# Linear ordered dense subset.

## Homework Statement

If a linear ordered set P has a countable dense subset, then
$|P| \leq 2^{\aleph_0}$

## The Attempt at a Solution

because it has a linear order then all elements of P can be compared x<y .
And because it is dense that mean that I can find an element f
such that x<f<y for any x or y.
so we can partition this set into countable many pieces.
now either their are countably many elements between
any two elements. And the union of countably many things
with a countable number of objects is countable.
Or their are an uncountable number of things in between
any of the 2 dense elements, but this union would
be $2^{\aleph_0}$ if anything larger was in between
then the cardinality would not work.
This is a little informal, just want to know if this is on the right track.

## Homework Statement

If a linear ordered set P has a countable dense subset, then
$|P| \leq 2^{\aleph_0}$

## The Attempt at a Solution

because it has a linear order then all elements of P can be compared x<y .
And because it is dense that mean that I can find an element f
such that x<f<y for any x or y.
so we can partition this set into countable many pieces.

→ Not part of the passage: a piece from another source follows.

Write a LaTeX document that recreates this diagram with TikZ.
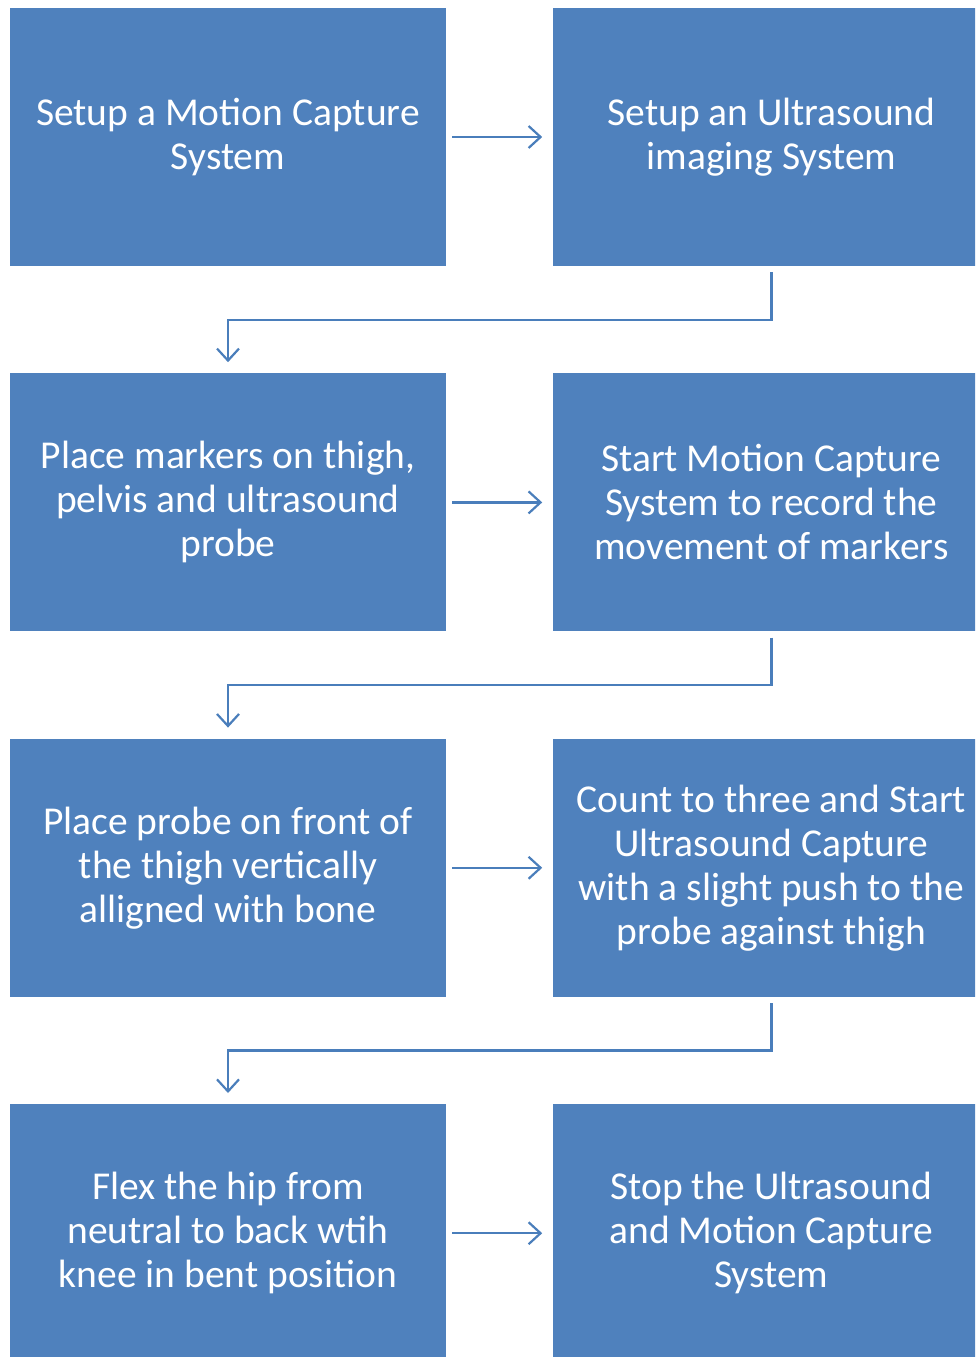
\documentclass[tikz,border=0pt]{standalone}
\usepackage{fontspec}
\setmainfont{Carlito}
\usetikzlibrary{arrows.meta,positioning,calc}
\definecolor{boxblue}{HTML}{4F81BD}
\definecolor{arrowblue}{HTML}{4A7EBB}

\begin{document}
\begin{tikzpicture}[x=1pt,y=-1pt,node distance=107pt,
  stepbox/.style={fill=boxblue,text=white,minimum width=436pt,minimum height=258pt,
    align=center,inner sep=0pt,font=\fontsize{39.5}{44}\selectfont},
  flow/.style={draw=arrowblue,line width=2.2pt,-{Straight Barb[length=12pt,width=22pt]}}]
\useasboundingbox (0,0) rectangle (975,1357);
\clip (0,0) rectangle (975,1357);
% left column, then right column
\node[stepbox] (mocap) at (228,137) {Setup a Motion Capture\\System};
\node[stepbox,right=of mocap] (ultra) {Setup an Ultrasound\\imaging System};
\node[stepbox,below=of mocap] (markers) {Place markers on thigh,\\pelvis and ultrasound\\probe};
\node[stepbox,right=of markers] (record) {Start Motion Capture\\System to record the\\movement of markers};
\node[stepbox,below=of markers] (probe) {Place probe on front of\\the thigh vertically\\alligned with bone};
\node[stepbox,right=of probe] (count) {Count to three and Start\\Ultrasound Capture\\with a slight push to the\\probe against thigh};
\node[stepbox,below=of probe] (flex) {Flex the hip from\\neutral to back wtih\\knee in bent position};
\node[stepbox,right=of flex] (stop) {Stop the Ultrasound\\and Motion Capture\\System};
% arrows across
\foreach \a/\b in {mocap/ultra,markers/record,probe/count,flex/stop}
  \draw[flow,shorten <=6pt,shorten >=11pt] (\a.east) -- (\b.west);
% elbows down to next row
\foreach \a/\b in {ultra/markers,record/probe,count/flex}{
  \coordinate (mid) at ($(\a.south)!0.5!(\b.north)$);
  \draw[flow,shorten <=6pt,shorten >=11pt] (\a.south) -- (\a.south |- mid) -- (\b.north |- mid) -- (\b.north);
}
\end{tikzpicture}
\end{document}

How will you define this partition??

Can i just take an arbitrary partition will some element w.
And because the set is linear ordered, their will be either 0 elements to the left or
at most $2^{\aleph_0}$ to the left or right. I guess im assuming that.
does this look ok? Im thinking of using something like if I have a countable dense
subset on an interval I can only have $2^{\aleph_0}$ limit points.
all thought I will probably need to prove that.

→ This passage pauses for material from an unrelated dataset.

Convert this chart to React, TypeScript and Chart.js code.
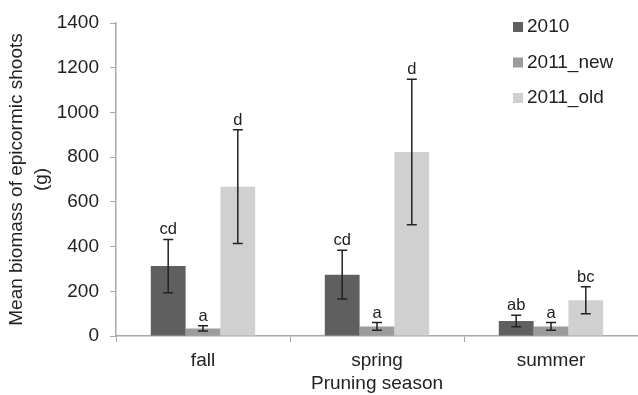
import React, { useEffect, useRef } from "react";
import { Chart, registerables } from "chart.js";

Chart.register(...registerables);

const categories = ["fall", "spring", "summer"];
const seriesLabels = ["2010", "2011_new", "2011_old"];
const mean2010 = [313, 274, 67];
const err2010 = [119, 109, 26];
const mean2011New = [34, 43, 43];
const err2011New = [12, 17, 17];
const mean2011Old = [668, 823, 160];
const err2011Old = [254, 325, 60];
const letters2010 = ["cd", "cd", "ab"];
const letters2011New = ["a", "a", "a"];
const letters2011Old = ["d", "d", "bc"];
const colors = ["#5f5f5f", "#9c9c9c", "#d0d0d0"];

const FONT = "'Liberation Sans', Arial, sans-serif";

export default function App() {
  const ref = useRef<HTMLCanvasElement | null>(null);

  useEffect(() => {
    if (!ref.current) return;
    const errs = [err2010, err2011New, err2011Old];
    const letters = [letters2010, letters2011New, letters2011Old];

    const errPlugin = {
      id: "errbars",
      afterDatasetsDraw(chart: any) {
        const ctx = chart.ctx;
        const y = chart.scales.y;
        ctx.save();
        chart.data.datasets.forEach((ds: any, i: number) => {
          const meta = chart.getDatasetMeta(i);
          meta.data.forEach((bar: any, j: number) => {
            const v = ds.data[j];
            const e = errs[i][j];
            const top = y.getPixelForValue(v + e);
            const bot = y.getPixelForValue(v - e);
            const x = bar.x;
            ctx.strokeStyle = "#222";
            ctx.lineWidth = 1.5;
            ctx.beginPath();
            ctx.moveTo(x, top);
            ctx.lineTo(x, bot);
            ctx.moveTo(x - 5, top);
            ctx.lineTo(x + 5, top);
            ctx.moveTo(x - 5, bot);
            ctx.lineTo(x + 5, bot);
            ctx.stroke();
            ctx.fillStyle = "#222";
            ctx.font = `16.5px ${FONT}`;
            ctx.textAlign = "center";
            ctx.textBaseline = "alphabetic";
            ctx.fillText(letters[i][j], x, top - 5);
          });
        });
        ctx.restore();
      },
    };

    const legendPlugin = {
      id: "customLegend",
      afterDraw(chart: any) {
        const ctx = chart.ctx;
        ctx.save();
        chart.data.datasets.forEach((ds: any, i: number) => {
          const cy = 27 + i * 35.5;
          ctx.fillStyle = ds.backgroundColor;
          ctx.fillRect(513, cy - 5, 10, 10);
          ctx.fillStyle = "#222";
          ctx.font = `19px ${FONT}`;
          ctx.textAlign = "left";
          ctx.textBaseline = "middle";
          ctx.fillText(ds.label, 527, cy);
        });
        ctx.restore();
      },
    };

    const chart = new Chart(ref.current, {
      type: "bar",
      data: {
        labels: categories,
        datasets: [
          { label: seriesLabels[0], data: mean2010, backgroundColor: colors[0] },
          { label: seriesLabels[1], data: mean2011New, backgroundColor: colors[1] },
          { label: seriesLabels[2], data: mean2011Old, backgroundColor: colors[2] },
        ],
      },
      options: {
        responsive: false,
        animation: false,
        layout: { padding: { top: 23, right: 0, bottom: 0, left: 0 } },
        datasets: { bar: { barPercentage: 1, categoryPercentage: 0.6 } },
        plugins: { legend: { display: false }, tooltip: { enabled: false } },
        scales: {
          x: {
            grid: { display: true, drawOnChartArea: false, tickLength: 6, color: "#a8a8a8", offset: true },
            border: { color: "#a8a8a8", width: 1.5 },
            ticks: { color: "#222", font: { family: FONT, size: 19 }, padding: 7 },
            title: {
              display: true,
              text: "Pruning season",
              color: "#222",
              font: { family: FONT, size: 19, lineHeight: 1.2 },
              padding: { top: 0, bottom: 0 },
            },
            afterFit(scale: any) {
              scale.height = 59;
            },
          },
          y: {
            min: 0,
            max: 1400,
            grid: { display: true, drawOnChartArea: false, tickLength: 6, color: "#a8a8a8" },
            border: { color: "#a8a8a8", width: 1.5 },
            ticks: {
              stepSize: 200,
              color: "#222",
              font: { family: FONT, size: 19 },
              padding: 11,
              callback: (v: any) => String(v),
            },
            title: {
              display: true,
              text: ["Mean biomass of epicormic shoots", "(g)"],
              color: "#222",
              font: { family: FONT, size: 19, lineHeight: 1.33 },
              padding: { top: 4, bottom: 0 },
            },
            afterFit(scale: any) {
              scale.width = 116;
            },
          },
        },
      },
      plugins: [errPlugin, legendPlugin],
    });
    return () => chart.destroy();
  }, []);

  return (
    <div style={{ position: "fixed", left: 0, top: 0, width: 638, height: 395, background: "#fff" }}>
      <canvas ref={ref} width={638} height={395} />
    </div>
  );
}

I don't really get it. Can you write it out more formally?

I guess I am going to pick a random element from the set call it x.
now I have partitioned the set into 2 sub sets.
I call them E and U. E is everything less than or equal to x and U is everything greater than x. Now either there is 0 elements in E or countable or 2^N,
and U must either have finite, countable or 2^N.
I was going to assume one of the partions have more than 2^N elements
and then say this was a contradiction. But I dont think that really proves it and I havn't
used the fact that the set has a countable dense subset.
Im not really sure what to do next.
Maybe I could assume there were more than 2^N elements
in between and 2 of my countable elements and then someohow get a contradiction by showing that
I couldn't embed a countable subset into a set with more than 2^N elements.

if I have a countable dense
subset I can only have $2^{\aleph_0}$ limit points.
all thought I will probably need to prove that.

This is the direction you want to head in. Also, make sure to look up (or recall) the definition of the cardinal ##2^{\aleph_0}##. You wouldn't want to try to prove something that's true by definition.

so $2^{\aleph_0}$ is the set of all possible combinations of the natural numbers. I still dojnt really know how to prove what I want.
I guess beacuse we have a countable dense subsets between any 2 of our
countable elements that their exists at most $2^{\aleph_0}$
limits points and there are only a countable many partitions in out set.

so $2^{\aleph_0}$ is the set of all possible combinations of the natural numbers.

Yes. I would characterize ##2^{\aleph_0}## as the cardinality of the power set of the natural numbers (or, for that matter, any set of cardinality ##\aleph_0##). In general, ##2^{|X|}## is the cardinality of the power set of ##X##.

I still dojnt really know how to prove what I want.
I guess beacuse we have a countable dense subsets between any 2 of our
countable elements that their exists at most $2^{\aleph_0}$
limits points and there are only a countable many partitions in out set.

You have some good ideas (mixed in with some not-as-good ones), so let's try to get them organized. First let's give names to the pertinent sets to make things easier to read and write; let ##P## be the linearly ordered set and ##A## be the countable subset of ##P## which is dense in ##P##, and let ##\bar{A}## be the set of limit points of ##A##.

1) Forget about dense part for the moment. Can you show that ##|\bar{A}|\leq2^{\aleph_0}## using only the definition of limit point, the fact that ##|A|=\aleph_0##, and our definition for ##2^{\aleph_0}##? So your proof here should really depend only on the cardinality of ##A## and not at all on its relationship to the ambient space ##P##.

2) Now for the dense part ... Can you show that ##P=\bar{A}## using the definition of dense?

Out of curiosity, what definitions for limit point and dense are you using? Part 2 could potentially end up being very easy.